Directions: Every record must be repeated exactly; omit any pictures they contain.
# start of Given data
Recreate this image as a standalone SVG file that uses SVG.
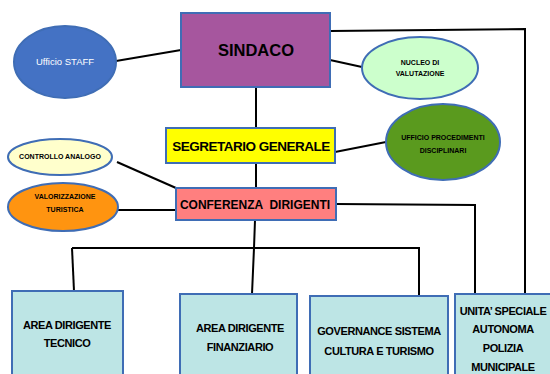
<svg xmlns="http://www.w3.org/2000/svg" width="550" height="374" viewBox="0 0 550 374">
<style>
.box{stroke:#3F6DB5;stroke-width:2}
.ell{stroke:#3F6DB5;stroke-width:2}
.con{fill:none;stroke:#000;stroke-width:2}
text{font-family:"Liberation Sans",Arial,sans-serif;text-anchor:middle;font-weight:bold;fill:#000}
.s{font-size:7px}
.area{font-size:11px;letter-spacing:-0.4px}
</style>
<rect width="550" height="374" fill="#fff"/>
<g id="connectors">
<line class="con" x1="116" y1="61" x2="181" y2="50"/>
<line class="con" x1="330" y1="60" x2="362" y2="67"/>
<polyline class="con" points="330,31 525,29 525,294"/>
<line class="con" x1="256" y1="87" x2="256" y2="128"/>
<line class="con" x1="335" y1="152" x2="386" y2="142"/>
<line class="con" x1="256" y1="163" x2="256" y2="188"/>
<line class="con" x1="117" y1="162" x2="176" y2="188"/>
<line class="con" x1="118" y1="210" x2="176" y2="210"/>
<polyline class="con" points="336,204 475,205 475,294"/>
<polyline class="con" points="255,220 254,248 252,294"/>
<line class="con" x1="72" y1="248" x2="420" y2="248"/>
<line class="con" x1="72" y1="248" x2="74" y2="291"/>
<line class="con" x1="419" y1="248" x2="419" y2="296"/>
</g>
<g id="sindaco">
<rect class="box" x="181" y="13" width="149" height="74" fill="#A6569E"/>
<text x="256" y="56" font-size="16.5">SINDACO</text>
</g>
<g id="staff">
<ellipse class="ell" cx="65" cy="62" rx="51" ry="36" fill="#4472C4"/>
<text x="65" y="65" font-size="9.5" style="font-weight:normal;fill:#fff">Ufficio STAFF</text>
</g>
<g id="nucleo">
<ellipse class="ell" cx="420" cy="68" rx="58" ry="31" fill="#CCFFCC"/>
<text class="s" x="420" y="65">NUCLEO DI</text>
<text class="s" x="420" y="76">VALUTAZIONE</text>
</g>
<g id="segretario">
<rect class="box" x="166" y="128" width="169" height="35" fill="#FFFF00"/>
<text x="251" y="151" font-size="13.5" letter-spacing="-0.5">SEGRETARIO GENERALE</text>
</g>
<g id="procedimenti">
<ellipse class="ell" cx="443" cy="142" rx="57" ry="38" fill="#5A9A1E"/>
<text class="s" x="443" y="140">UFFICIO PROCEDIMENTI</text>
<text class="s" x="443" y="153">DISCIPLINARI</text>
</g>
<g id="controllo">
<ellipse class="ell" cx="60" cy="157" rx="52" ry="18" fill="#FFFFCC"/>
<text class="s" x="60" y="159">CONTROLLO ANALOGO</text>
</g>
<g id="valorizzazione">
<ellipse class="ell" cx="63" cy="207" rx="55" ry="24" fill="#FF9410"/>
<text class="s" x="65" y="199">VALORIZZAZIONE</text>
<text class="s" x="65" y="212">TURISTICA</text>
</g>
<g id="conferenza">
<rect class="box" x="176" y="188" width="160" height="32" fill="#FF7F7F"/>
<text x="255" y="209" font-size="12" style="font-weight:600" xml:space="preserve">CONFERENZA  DIRIGENTI</text>
</g>
<g id="tecnico">
<rect class="box" x="12" y="291" width="111" height="90" fill="#BDE5E5"/>
<text class="area" x="67" y="329">AREA DIRIGENTE</text>
<text class="area" x="67" y="347">TECNICO</text>
</g>
<g id="finanziario">
<rect class="box" x="180" y="294" width="117" height="90" fill="#BDE5E5"/>
<text class="area" x="240" y="332">AREA DIRIGENTE</text>
<text class="area" x="240" y="351">FINANZIARIO</text>
</g>
<g id="governance">
<rect class="box" x="310" y="296" width="138" height="90" fill="#BDE5E5"/>
<text class="area" x="379" y="335">GOVERNANCE SISTEMA</text>
<text class="area" x="379" y="355">CULTURA E TURISMO</text>
</g>
<g id="unita">
<rect class="box" x="455" y="294" width="100" height="90" fill="#BDE5E5"/>
<text class="area" x="503" y="315">UNITA’ SPECIALE</text>
<text class="area" x="503" y="333">AUTONOMA</text>
<text class="area" x="503" y="352">POLIZIA</text>
<text class="area" x="503" y="371">MUNICIPALE</text>
</g>
</svg>
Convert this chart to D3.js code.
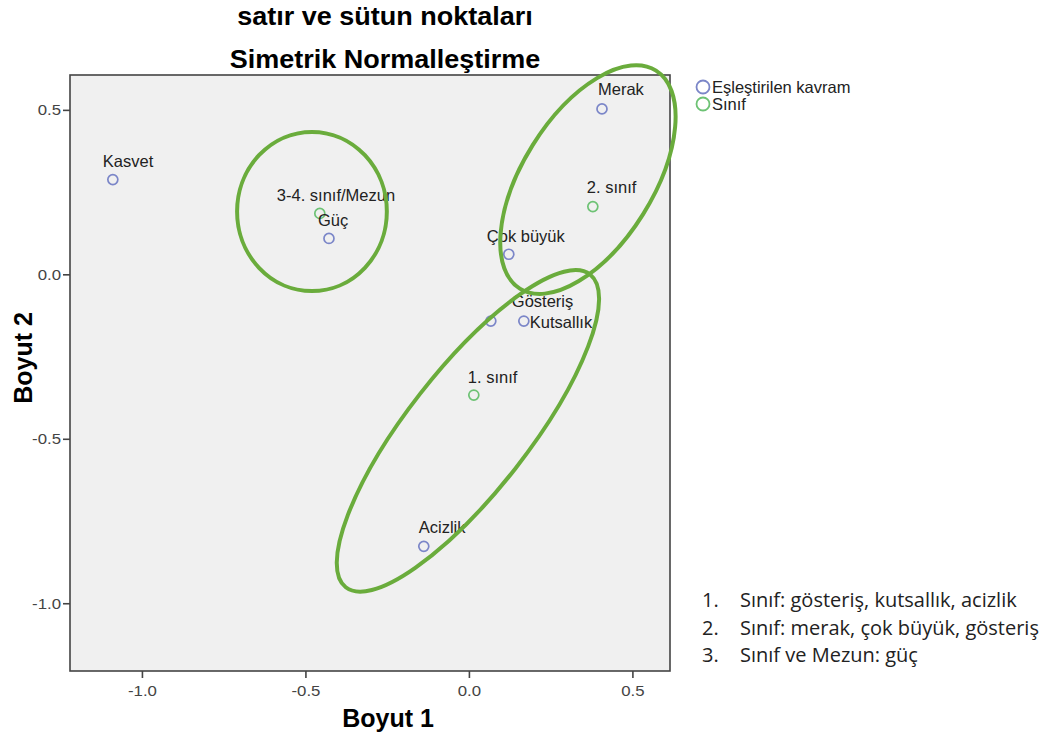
# end of Given data
Task answer:
Recreate this image as a standalone SVG file that uses SVG.
<svg xmlns="http://www.w3.org/2000/svg" width="550" height="374" viewBox="0 0 550 374">
<style>
.box{stroke:#3F6DB5;stroke-width:2}
.ell{stroke:#3F6DB5;stroke-width:2}
.con{fill:none;stroke:#000;stroke-width:2}
text{font-family:"Liberation Sans",Arial,sans-serif;text-anchor:middle;font-weight:bold;fill:#000}
.s{font-size:7px}
.area{font-size:11px;letter-spacing:-0.4px}
</style>
<rect width="550" height="374" fill="#fff"/>
<g id="connectors">
<line class="con" x1="116" y1="61" x2="181" y2="50"/>
<line class="con" x1="330" y1="60" x2="362" y2="67"/>
<polyline class="con" points="330,31 525,29 525,294"/>
<line class="con" x1="256" y1="87" x2="256" y2="128"/>
<line class="con" x1="335" y1="152" x2="386" y2="142"/>
<line class="con" x1="256" y1="163" x2="256" y2="188"/>
<line class="con" x1="117" y1="162" x2="176" y2="188"/>
<line class="con" x1="118" y1="210" x2="176" y2="210"/>
<polyline class="con" points="336,204 475,205 475,294"/>
<polyline class="con" points="255,220 254,248 252,294"/>
<line class="con" x1="72" y1="248" x2="420" y2="248"/>
<line class="con" x1="72" y1="248" x2="74" y2="291"/>
<line class="con" x1="419" y1="248" x2="419" y2="296"/>
</g>
<g id="sindaco">
<rect class="box" x="181" y="13" width="149" height="74" fill="#A6569E"/>
<text x="256" y="56" font-size="16.5">SINDACO</text>
</g>
<g id="staff">
<ellipse class="ell" cx="65" cy="62" rx="51" ry="36" fill="#4472C4"/>
<text x="65" y="65" font-size="9.5" style="font-weight:normal;fill:#fff">Ufficio STAFF</text>
</g>
<g id="nucleo">
<ellipse class="ell" cx="420" cy="68" rx="58" ry="31" fill="#CCFFCC"/>
<text class="s" x="420" y="65">NUCLEO DI</text>
<text class="s" x="420" y="76">VALUTAZIONE</text>
</g>
<g id="segretario">
<rect class="box" x="166" y="128" width="169" height="35" fill="#FFFF00"/>
<text x="251" y="151" font-size="13.5" letter-spacing="-0.5">SEGRETARIO GENERALE</text>
</g>
<g id="procedimenti">
<ellipse class="ell" cx="443" cy="142" rx="57" ry="38" fill="#5A9A1E"/>
<text class="s" x="443" y="140">UFFICIO PROCEDIMENTI</text>
<text class="s" x="443" y="153">DISCIPLINARI</text>
</g>
<g id="controllo">
<ellipse class="ell" cx="60" cy="157" rx="52" ry="18" fill="#FFFFCC"/>
<text class="s" x="60" y="159">CONTROLLO ANALOGO</text>
</g>
<g id="valorizzazione">
<ellipse class="ell" cx="63" cy="207" rx="55" ry="24" fill="#FF9410"/>
<text class="s" x="65" y="199">VALORIZZAZIONE</text>
<text class="s" x="65" y="212">TURISTICA</text>
</g>
<g id="conferenza">
<rect class="box" x="176" y="188" width="160" height="32" fill="#FF7F7F"/>
<text x="255" y="209" font-size="12" style="font-weight:600" xml:space="preserve">CONFERENZA  DIRIGENTI</text>
</g>
<g id="tecnico">
<rect class="box" x="12" y="291" width="111" height="90" fill="#BDE5E5"/>
<text class="area" x="67" y="329">AREA DIRIGENTE</text>
<text class="area" x="67" y="347">TECNICO</text>
</g>
<g id="finanziario">
<rect class="box" x="180" y="294" width="117" height="90" fill="#BDE5E5"/>
<text class="area" x="240" y="332">AREA DIRIGENTE</text>
<text class="area" x="240" y="351">FINANZIARIO</text>
</g>
<g id="governance">
<rect class="box" x="310" y="296" width="138" height="90" fill="#BDE5E5"/>
<text class="area" x="379" y="335">GOVERNANCE SISTEMA</text>
<text class="area" x="379" y="355">CULTURA E TURISMO</text>
</g>
<g id="unita">
<rect class="box" x="455" y="294" width="100" height="90" fill="#BDE5E5"/>
<text class="area" x="503" y="315">UNITA’ SPECIALE</text>
<text class="area" x="503" y="333">AUTONOMA</text>
<text class="area" x="503" y="352">POLIZIA</text>
<text class="area" x="503" y="371">MUNICIPALE</text>
</g>
</svg>
Convert this chart to D3.js code.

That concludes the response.